Viktor Frankl, a concentration camp survivor, says in his life-altering book ‘Man’s Search for Meaning’ that man can preserve a vestige of spiritual freedom, of independence of mind, even in terrible conditions of psychic and physical stress because, while everything can be taken from him, the last of the human freedoms — to choose one’s attitude in any given set of circumstances, remains. One finds a higher calling, a meaning in life, which comes from purposeful work, love, and courage in the face of difficulty. The meaning of life, which differs from man to man, and from moment to moment, accrues over time.
Nicole Krauss beautifully said, “Bravery is always more intelligent than fear since it is built on the foundation of what one knows about oneself: the knowledge of one’s strength and capacity, of one’s passion.”
The nature of the chronic illness is that it is ongoing and degenerative. You wake up in pain, facing another day, deal with debilitating side-effects and sleepless nights; how can you get out of bed in the morning? What do you do when you can’t find energy or focus even to begin? You never really know what your day is going to look like – how are you going to feel today? This morning? Later this afternoon? You have to learn the pain of losing some of your skills in order to experience the joy of creating at all. While it was painful for her to remember what she used to be able to do, by not letting that pain dictate her decisions, she found joy again and began to enjoy her small victories. For as John Wooden, NCAA basketball coach, says, “Don’t let what you can’t do interfere with what you can do.”
Battle with the self
Cancer creates a rupture in life as we have known until now. What we think of ourselves, our place in the world, and our expectations are all shattered.

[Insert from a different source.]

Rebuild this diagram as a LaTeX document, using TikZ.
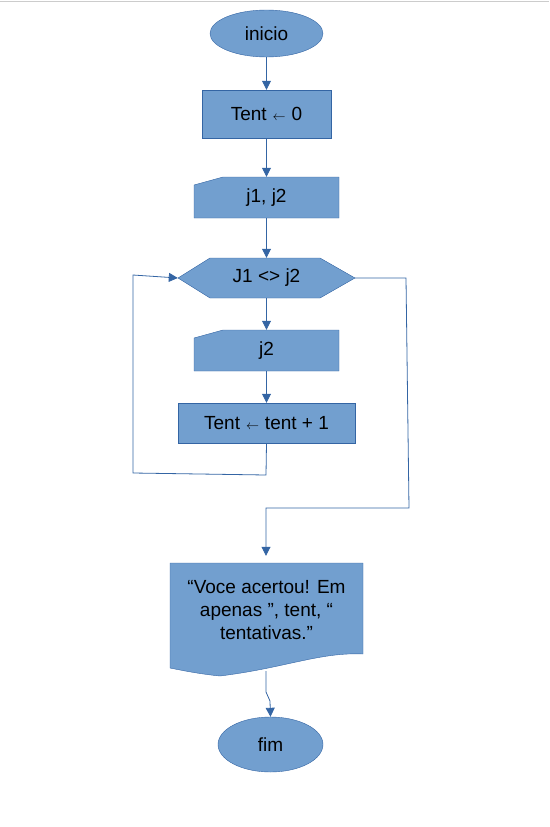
\documentclass[tikz,border=0pt]{standalone}
\usepackage{fontspec}
\setmainfont{Liberation Sans}
\usetikzlibrary{shapes.geometric,arrows.meta}

\definecolor{boxfill}{HTML}{729FCF}
\definecolor{boxline}{HTML}{3465A4}

\newcommand{\getsarrow}{\hspace{6pt}\scalebox{0.75}{$\leftarrow$}\hspace{6pt}}

\tikzset{
  txt/.style={inner sep=0pt, font=\fontsize{19}{23}\selectfont, align=center},
  term/.style={ellipse, draw=boxline, fill=boxfill, inner sep=0pt, txt},
  procbox/.style={rectangle, draw=boxline, fill=boxfill, txt},
  flow/.style={draw=boxline, line width=0.8pt, -{Triangle[width=9pt,length=9pt]}},
  plain/.style={draw=boxline, line width=0.8pt}
}

\begin{document}
\begin{tikzpicture}[x=1pt,y=-1pt]
\useasboundingbox (0,0) rectangle (549,827);
\draw[color=black!20, line width=1.2pt] (0,1.5) -- (549,1.5);

% start / end
\node[term, minimum width=113pt, minimum height=47pt] (inicio) at (266.5,33.5) {inicio};
\node[term, minimum width=105pt, minimum height=55pt] (fim) at (270.5,744.5) {fim};

% first assignment
\node[procbox, minimum width=129pt, minimum height=48pt] (tent_0) at (266.5,114) {Tent\getsarrow 0};

% manual input j1, j2
\fill[boxfill, draw=boxline] (194,185) -- (223,177) -- (339,177) -- (339,218) -- (194,218) -- cycle;
\node[txt, minimum width=145pt, minimum height=41pt] (in_1) at (266.5,197.5) {j1, j2};

% loop test
\fill[boxfill, draw=boxline] (178,278) -- (210,258) -- (320,258) -- (355,278) -- (320,298) -- (210,298) -- cycle;
\node[txt, minimum width=177pt, minimum height=40pt] (test) at (266.5,278) {J1 <> j2};

% manual input j2
\fill[boxfill, draw=boxline] (194,338) -- (223,330) -- (339,330) -- (339,371) -- (194,371) -- cycle;
\node[txt, minimum width=145pt, minimum height=41pt] (in_2) at (266.5,350.5) {j2};

% increment
\node[procbox, minimum width=177pt, minimum height=40pt] (tent_1) at (266.5,423) {Tent\getsarrow tent + 1};

% output document
\fill[boxfill, draw=boxline] (170,563) -- (363,563) -- (363,654)
  .. controls (320,652) and (285,668) .. (220,676)
  .. controls (200,674) and (185,671) .. (170,668) -- cycle;
\node[txt, minimum width=193pt, minimum height=107pt] (msg) at (266.5,609.5) {};
\node[txt] (msg_t) at (266.5,610) {“Voce acertou! Em\\apenas ”, tent, “\\tentativas.”};

% connectors
\path[flow] (inicio) -- (tent_0);
\path[flow] (tent_0) -- (in_1);
\path[flow] (in_1) -- (test);
\path[flow] (test) -- (in_2);
\path[flow] (in_2) -- (tent_1);

\coordinate (back_1) at (266,475);
\coordinate (back_2) at (133,473);
\coordinate (back_3) at (133,275);
\path[flow] (tent_1.south) -- (back_1) -- (back_2) -- (back_3) -- (test.west);

\coordinate (out_1) at (406,278);
\coordinate (out_2) at (409,508);
\coordinate (out_3) at (266,508);
\path[flow] (test.east) -- (out_1) -- (out_2) -- (out_3) -- (msg.north -| out_3);

\coordinate (end_1) at (266,692);
\coordinate (end_2) at (270,701);
\path[flow] (266,671) -- (end_1) -- (end_2) -- (fim.north);

\end{tikzpicture}
\end{document}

My mother was a person of immense bravery. That she was an extraordinary woman is an understatement. It is very hard to lie on the verge of life and be a silent observer, where you were once an active participant in all that happened around you. Courage comes in many forms. For someone as fiercely independent as my mother, learning to accept her helplessness with grace was an act of courage.
Struggling every moment, between the ‘I can’t’ of the body and ‘I can and I want to’ of the mind, an epic battle with the self, is a form of heroism.
To know that the disease is unrelenting, and yet not giving up, shows her tremendous grit.
Looking in the eye, her own mortality, unafraid, she chose to go on with all the physical strength and emotional maturity she could summon.
This resilience was an intensely hard-won glory, “the product of intentional character-sculpting, the slow and systematic chiseling away of our childish impulses for tantrums and for instant self-gratification.” It required an extraordinary force of mind and character.
“He who has a why to live for can bear with almost anyhow,” so what were Mom’s ‘whys’? Her deep love of art and making beautiful things gave a purpose. Her deep unflinching faith in Krishna gave her the resilience to carry on. He sent her way she accepted, stoically, like His prasad. There was no pitying ‘why me’. Instead, the shocking diagnosis elicited the response ‘why not me’. This acceptance and faith created a sense of tranquillity and serenity. It enabled her to transform the sufferings inflicted by life into an inner strength. In the vast chaos of uncertainty and devastation her spirituality, and reaching towards something intangible but deep and uplifting, made her the master of the greatest of all arts – the art of living.
Editor’s Note: Vandana Kanoria’s mother passed away at the age of 81 a few days before the publication of this article.